Additionally mobile-broadband technologies will expand into new deployment
scenarios, such as ultra-dense deployments, and new use cases such as different
kinds of machine-type communication.”
That’s not to say
that this ‘5G-free’ scenario will see any slowdown in the spectacular increases
in performance that each preceding generation has ushered in. Ericsson says
that, beyond 2020, wireless communication systems will need to support more
than 1,000 times today’s traffic volume and “50 or perhaps even 500 billion
connected devices,” and it expects these targets to be achieved.
The key takeaways
from the Ericsson whitepaper, and other documents I have perused, are that ‘5G’
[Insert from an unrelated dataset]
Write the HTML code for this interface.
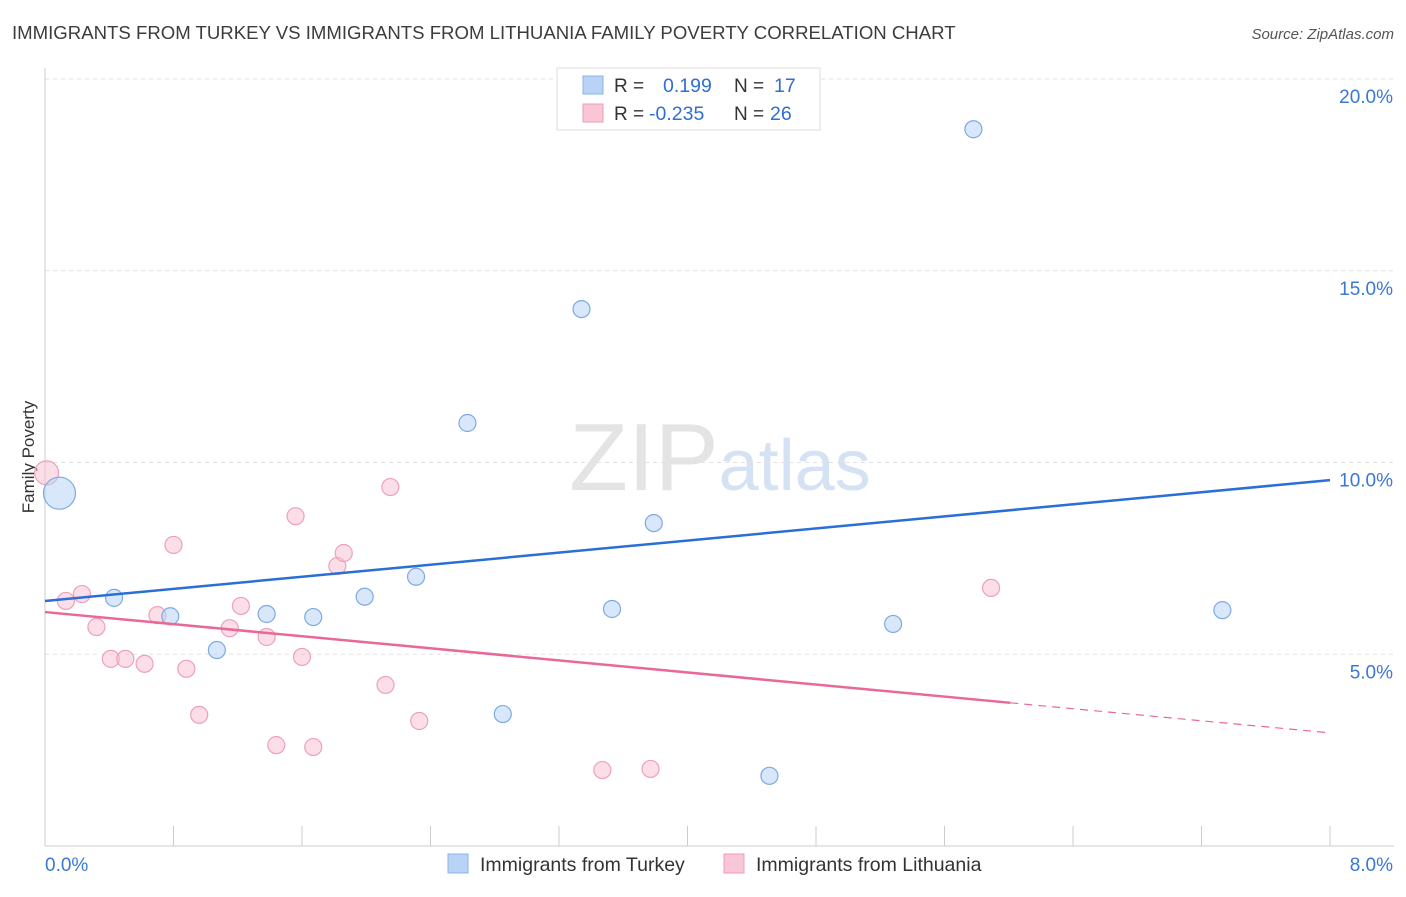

wireless will offer very high bandwidth for those users and applications that
want or need it, that it will support billions of devices, and that it will be
pervasive.
Pervasiveness,
perhaps, is the quality more than any other that will differentiate 5G from any
lower numbered Gs. As the head of Virgin Media’s (UK) business unit was
reported saying, it will mean that manufacturers of any item of electrical
equipment will be able include communications capability confident that the
device will be able to communicate with them and they with it for its entire
lifespan.
What seems to be
missing from most of the 5G scenarios I could find is any contemplation of the
impact this shift from the monolithic mobile networks of today to
multi-technology hybrid networks will have on the monoliths that own those
networks - the mobile network operators.
Today they are, by
and large, as vertically integrated as their networks. Resellers of mobile
services, MVNOs, only account for a small percentage of the market and devices
that come with mobile connectivity bundled in - outside of the industrial M2M
market - like the Kindle, are few. In a future where there are multiple network
technologies it’s possible that providers that are network technology agnostic
could emerge to disintermediate the owners of today’s mobile networks, or that
significant players based on the newer technologies could emerge.
Cisco - which has
zero footprint in the cellular radio infrastructure market but a huge presence
in the Wi-Fi infrastructure market - likes the idea of Wi-Fi only operators
emerging as a significant market force.
In a paper issued in
February “The Future of Mobile Networks’ Stuart Taylor form the Service
Provider Practice of the Cisco Internet Business Solutions Group argued that
there is a unique opportunity to build a new mobile network with Wi-Fi at its
core.
Such an operator, he
suggests, would not be a direct competitor to existing mobile operators, a move
that would be “strategic suicide”. It would instead “provide services to new
markets such as Wi-Fi-centric devices, and could become an extension of
existing business models such as ‘TV Everywhere’ for current video providers.”
To some extent, that
model has been tried - remember all those players that emerged promising to
rollout networks of hundreds of charge by the hour Wi-Fi hot spots in cafes
etc?
The mark two version
might have more chance of success. So too might other models. Every advance in
technology creates opportunities for new players and is a source of potential
threat to incumbents. 5G might just be the first technology shift in five
generations to do that to mobile network operators.